Texas A&M University Press, 2020 Winner of the Robert Phillips Chapbook Prize
Still Life with Timex submerges the reader into the mind of a grieving mother, whose distant son has fallen into a coma and inevitably passes. Elisabeth Murawski approaches this subject intensely, rarely straying from the intimate perspective of the mother. She focuses on how grief numbs a person and turns their world into something radically foreign. She pairs raw emotional despair with formal structure and forlorn imagery. One cannot read these poems without feeling the colossal weight driving down on the speaker’s shoulders; the weight pressing down on this mother that prevents her from moving forward.
One of my favorite poems from this chapbook is “This Bitter Earth.” The language is simple yet incredibly effective. In couplets, she bluntly begins “Mornings, I press the tab / on the digital clock. / The screen lights up. / Black numerals display / on a sky-blue ground. / To look, roulette” (21). Her actions are cyclical, the same each day, and she feels as if in some sort of limbo. “Like a damselfly / lighting on a rock, / I fold in on myself. / Why not linger/ in a meadow,/ a stick on sun-warmed stone?” Murawski’s speaker is looking for some form of stillness from the sharp world around her. I like that she does not write a speaker who understands everything around her, or as if the answers are clear on how to move forward. Rather, she writes a speaker overwhelmed, and sometimes frozen in true contemplative anguish.
Images are flooded with intimacy and surrounded by the wandering thoughts of a tired mother, waiting but still holding on. Looking at the titular poem “At last I am mad enough / to part with the boots, / surly and yellow, the laces cut” (9).
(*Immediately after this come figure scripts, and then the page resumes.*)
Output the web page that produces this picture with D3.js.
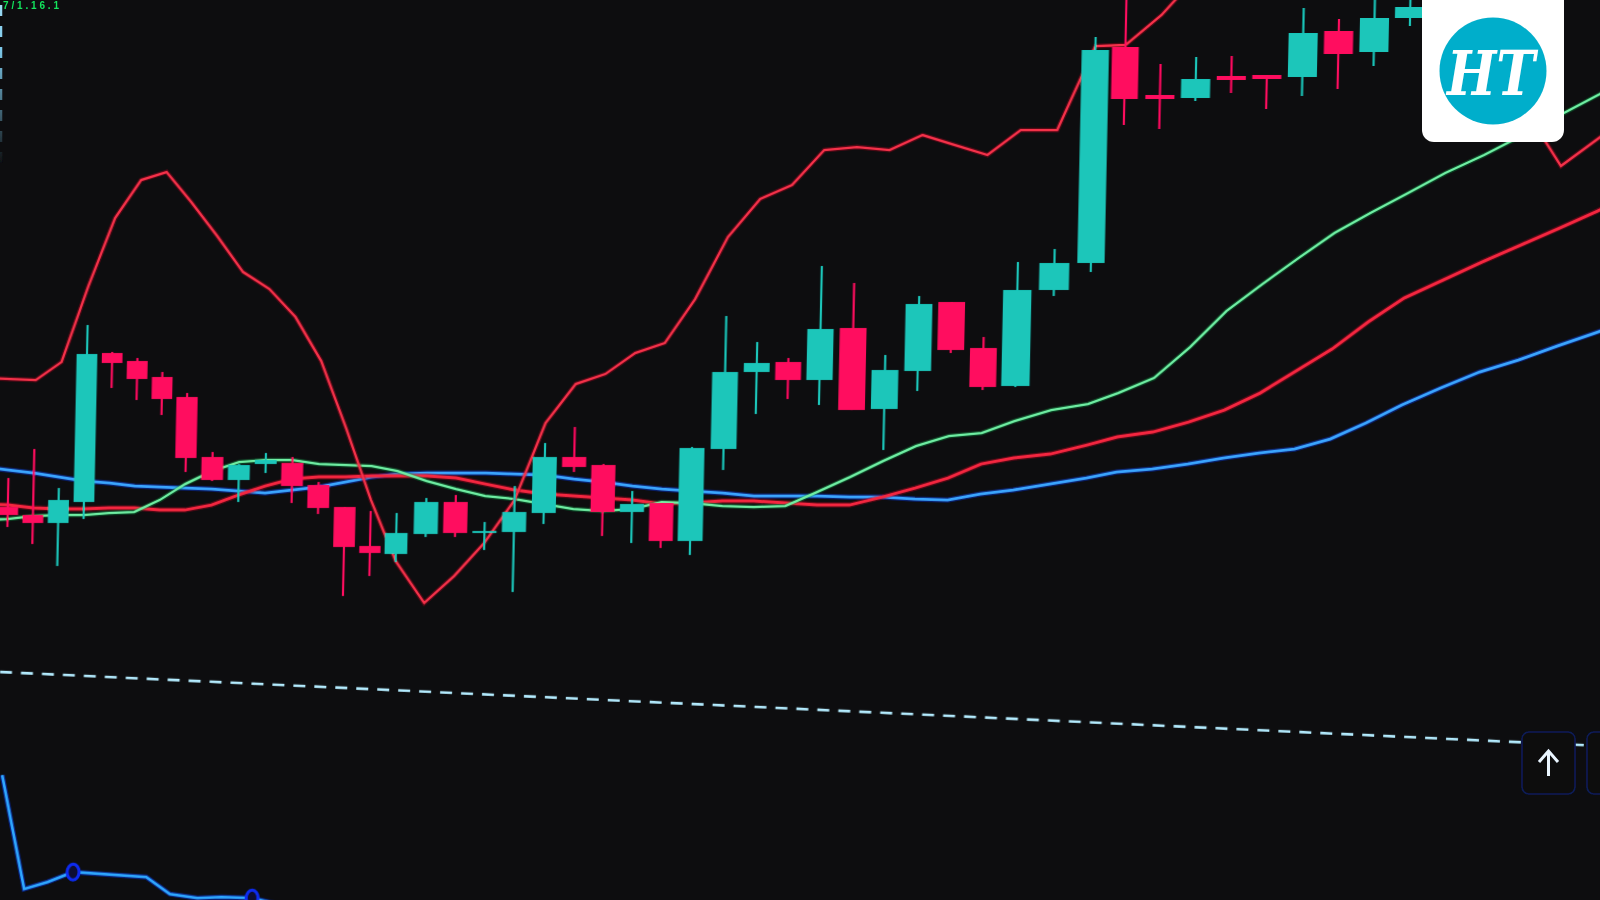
<!DOCTYPE html>
<html lang="en">
	<head>
		<meta charset="utf-8">
		<title>Candlestick chart</title>
		<script type="text/javascript" src="https://cdn.jsdelivr.net/npm/d3@7/dist/d3.min.js"></script>
		<style type="text/css">
			html, body { margin: 0; padding: 0; background: #0d0d0f; overflow: hidden; }
			svg { display: block; }
		</style>
	</head>
	<body>
		<script type="text/javascript">
			// candles, price units
			var candleOpen = [393,385,377,398,547,539,523,503,443,420,436,437,415,393,354,346,366,398,367,368,387,443,435,388,397,359,451,528,538,520,572,491,529,598,552,514,610,637,853,805,802,824,825,823,869,848,882];
			var candleClose = [385,377,400,546,537,521,501,442,420,435,440,414,392,353,347,367,398,367,369,388,443,433,388,396,359,452,528,537,520,571,490,530,596,550,513,610,637,850,801,801,821,820,821,867,846,882,893];
			var candleHigh = [422,451,412,575,548,542,528,507,448,436,447,443,418,393,389,387,402,405,378,414,457,473,436,409,397,453,584,558,542,634,617,545,604,598,563,638,651,863,905,836,843,844,825,892,881,905,905];
			var candleLow = [373,356,334,381,512,500,485,428,419,398,427,397,386,304,324,338,363,363,350,308,376,428,364,357,352,345,430,486,501,495,490,450,509,547,510,513,604,628,775,771,799,807,791,804,811,834,874];

			// overlays start one bar before the first candle
			var upperBand = [522,521,520,538,614,682,720,728,698,664,628,611,583,539,471,400,339,297,324,357,400,477,516,526,547,557,601,663,701,715,750,753,750,765,755,745,770,770,854,855,885,925,940,950,950,960,960,960,950,910,793,734,762,790];
			var fastLine = [380,381,384,385,385,387,388,400,416,429,438,440,440,436,435,434,429,419,411,404,401,396,391,389,391,398,397,394,393,394,408,423,439,454,464,467,479,490,496,507,522,553,589,616,642,667,687,706,727,745,765,786,806,830];
			var slowLine = [396,395,392,391,391,392,392,390,390,395,405,414,421,423,423,424,424,424,422,416,410,406,404,402,400,396,397,399,399,397,395,395,403,412,422,436,442,446,455,463,468,478,490,507,529,551,578,602,620,638,655,672,689,707];
			var baseLine = [433,430,427,423,419,417,414,413,412,411,409,407,410,413,418,423,426,427,427,427,426,425,421,418,414,411,409,407,404,404,404,403,403,401,400,406,410,416,422,428,431,436,442,447,451,461,477,495,512,528,540,554,567,580];
			var trendIndex = [-1, 52];
			var trendValues = [229, 153];

			// lower panel
			var oscIndex = [0,0.96,1.88,2.88,5.78,6.73,7.78,8.68,9.83,10.78,11.78];
			var oscValues = [125,11,18,28,23,6,2,3,2,-4,-8];
			var oscMarkers = [3, 8];

			var logoText = "HT";
			var cornerText = "7/1.16.1";

			var w = 1600;
			var h = 900;
			var teal = "#1ac6ba";
			var pink = "#ff0a5e";

			var svg = d3.select("body")
									.append("svg")
									.attr("width", w)
									.attr("height", h);

			var defs = svg.append("defs");
			defs.append("filter")
					.attr("id", "soft")
					.append("feGaussianBlur")
					.attr("stdDeviation", 0.45);

			var fade = defs.append("linearGradient")
					.attr("id", "fade")
					.attr("gradientUnits", "userSpaceOnUse")
					.attr("x1", 0).attr("y1", 0).attr("x2", 0).attr("y2", 165);
			fade.append("stop").attr("offset", "0").attr("stop-color", "#9fdcf5");
			fade.append("stop").attr("offset", "0.3").attr("stop-color", "#7cc8ea");
			fade.append("stop").attr("offset", "1").attr("stop-color", "#0d0d0f");

			svg.append("rect")
					.attr("width", w)
					.attr("height", h)
					.attr("fill", "#0d0d0f");

			// bars get wider to the right, the screen was shot at an angle
			var xScale = d3.scaleLinear()
											.domain([0, 3, 7, 13, 15, 25, 29, 35, 37, 38, 46, 50, 52])
											.range([9, 85, 186, 346, 398, 692, 818, 1014, 1087, 1117, 1401, 1555, 1630]);

			var yScale = d3.scaleLinear()
											.domain([0, 900])
											.range([900, 0]);

			var oscScale = d3.scaleLinear()
											.domain([0, 125])
											.range([900, 775]);

			function bandwidth(i) {
				return (xScale(i + 0.5) - xScale(i - 0.5)) * 0.82;
			}

			var chart = svg.append("g")
					.attr("filter", "url(#soft)")
					.attr("transform", "translate(0,450) skewX(-1.2) translate(0,-450)");

			// glow under, bright core on top
			function drawLine(values, glow, core, width) {
				var line = d3.line()
										.x(function(d, i) { return xScale(i - 1); })
										.y(function(d) { return yScale(d); });
				chart.append("path")
						.attr("d", line(values))
						.attr("fill", "none")
						.attr("stroke", glow)
						.attr("stroke-opacity", 0.4)
						.attr("stroke-width", width + 2.5);
				chart.append("path")
						.attr("d", line(values))
						.attr("fill", "none")
						.attr("stroke", core)
						.attr("stroke-width", width);
			}

			chart.append("line")
					.attr("x1", xScale(trendIndex[0]))
					.attr("y1", yScale(trendValues[0]))
					.attr("x2", xScale(trendIndex[1]))
					.attr("y2", yScale(trendValues[1]))
					.attr("stroke", "#b4ecff")
					.attr("stroke-width", 2.6)
					.attr("stroke-dasharray", "12,9");

			drawLine(baseLine, "#0a3cff", "#3aa6ff", 2.8);
			drawLine(slowLine, "#b0001e", "#f5263f", 3);
			drawLine(fastLine, "#008a3c", "#6ff0a4", 2.3);
			drawLine(upperBand, "#b0001e", "#f5304a", 2.3);

			var candles = chart.selectAll(".candle")
					.data(candleOpen)
					.enter()
					.append("g")
					.attr("class", "candle")
					.attr("fill", function(d, i) { return candleClose[i] >= d ? teal : pink; })
					.attr("stroke", function(d, i) { return candleClose[i] >= d ? teal : pink; });

			candles.append("line")
					.attr("x1", function(d, i) { return xScale(i); })
					.attr("x2", function(d, i) { return xScale(i); })
					.attr("y1", function(d, i) { return yScale(candleHigh[i]); })
					.attr("y2", function(d, i) { return yScale(candleLow[i]); })
					.attr("stroke-width", 2.2);

			candles.append("rect")
					.attr("x", function(d, i) { return xScale(i) - bandwidth(i) / 2; })
					.attr("y", function(d, i) { return yScale(Math.max(d, candleClose[i])); })
					.attr("width", function(d, i) { return bandwidth(i); })
					.attr("height", function(d, i) { return Math.abs(yScale(d) - yScale(candleClose[i])); })
					.attr("stroke", "none");

			// oscillator
			var oscLine = d3.line()
									.x(function(d, i) { return xScale(oscIndex[i]); })
									.y(function(d) { return oscScale(d); });
			chart.append("path")
					.attr("d", oscLine(oscValues))
					.attr("fill", "none")
					.attr("stroke", "#0a3cff")
					.attr("stroke-opacity", 0.5)
					.attr("stroke-width", 5);
			chart.append("path")
					.attr("d", oscLine(oscValues))
					.attr("fill", "none")
					.attr("stroke", "#2fa8ff")
					.attr("stroke-width", 2.6);

			chart.selectAll(".marker")
					.data(oscMarkers)
					.enter()
					.append("ellipse")
					.attr("class", "marker")
					.attr("cx", function(d) { return xScale(oscIndex[d]); })
					.attr("cy", function(d) { return oscScale(oscValues[d]); })
					.attr("rx", 6)
					.attr("ry", 8)
					.attr("fill", "#0d1030")
					.attr("stroke", "#0a2cf0")
					.attr("stroke-width", 3);

			// screen furniture, drawn straight
			var overlay = svg.append("g").attr("filter", "url(#soft)");

			overlay.append("line")
					.attr("x1", 1).attr("x2", 1.01)
					.attr("y1", 5).attr("y2", 165)
					.attr("stroke", "url(#fade)")
					.attr("stroke-width", 2.5)
					.attr("stroke-dasharray", "11,10");

			overlay.append("text")
					.attr("x", 3)
					.attr("y", 9)
					.attr("font-family", "'Liberation Sans', sans-serif")
					.attr("font-weight", "bold")
					.attr("font-size", 10)
					.attr("textLength", 56)
					.attr("fill", "#12e35c")
					.text(cornerText);

			[1522, 1587].forEach(function(bx) {
				overlay.append("rect")
						.attr("x", bx).attr("y", 732)
						.attr("width", 53).attr("height", 62)
						.attr("rx", 7)
						.attr("fill", "#0c0d11")
						.attr("stroke", "#0b1c58")
						.attr("stroke-width", 1.6);
			});

			overlay.append("path")
					.attr("d", "M1548.5,776V751M1539,762L1548.5,751L1558,762")
					.attr("fill", "none")
					.attr("stroke", "#eaf6ff")
					.attr("stroke-width", 3);

			overlay.append("path")
					.attr("d", "M1422,0H1564V130a12,12 0 0 1 -12,12H1434a12,12 0 0 1 -12,-12Z")
					.attr("fill", "#ffffff");

			overlay.append("circle")
					.attr("cx", 1493)
					.attr("cy", 71)
					.attr("r", 53.5)
					.attr("fill", "#05aecb");

			overlay.append("text")
					.attr("x", 1491)
					.attr("y", 95)
					.attr("text-anchor", "middle")
					.attr("font-family", "'DejaVu Serif', serif")
					.attr("font-weight", "bold")
					.attr("font-style", "italic")
					.attr("font-size", 62)
					.attr("textLength", 88)
					.attr("lengthAdjust", "spacingAndGlyphs")
					.attr("fill", "#ffffff")
					.text(logoText);
		</script>
	</body>
</html>
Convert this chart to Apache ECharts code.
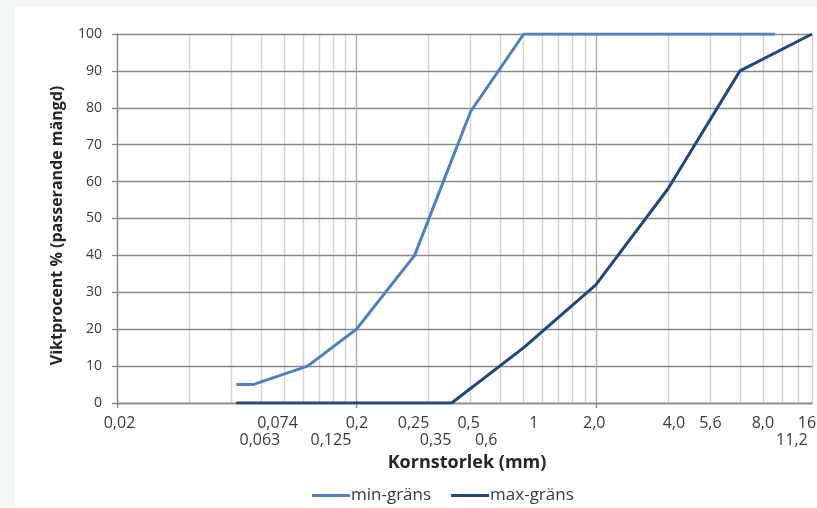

She can finally let go of something, but it is only her son’s dirty boots she found obnoxious. Her mind begins to drift away from the moment and into an image of someone finding the boots “like soldiers in battle / who steal from the dead” but says “Surely he will walk again. / I’ll buy him new.” It appears she is letting go, or perhaps the heavy punctuation reflects the speaker attempting to convince herself the statements are true. In one moment she compares her son to a dead soldier getting robbed on a battlefield, but then quickly turns around and says he’ll walk again. “Surely” mirrors the “surly” boots from six lines above. She brings the reader back to the moment of throwing the boots away, and then zooms in: “Unnerving, the way his watch / still runs, the crystal / whole despite the impact.” The poet primarily favors a chopped syntax, she clips thoughts into pieces that reflect the speaker’s mind.
I found myself reflecting on my own grief while reading this chapbook. A narrative came through this collection of snapshots, and the fluidity between the poems provided a powerful experience. I believe the reader should dictate how a book is read, whether to start at the beginning and read straight through, or to jump around, sampling different sections. However, I will suggest reading these poems in order. This was a dense read and required spending time with deep grief. Murawski reminds the reader that grief is long, it falls into the shadows of our days, and appears in moments we don’t expect it. We believe it is done when it does not sting, but out of nowhere it resurfaces and our bodies believe the trauma has happened again. Murawski says, “It is healing / to let the grief take over.” (27).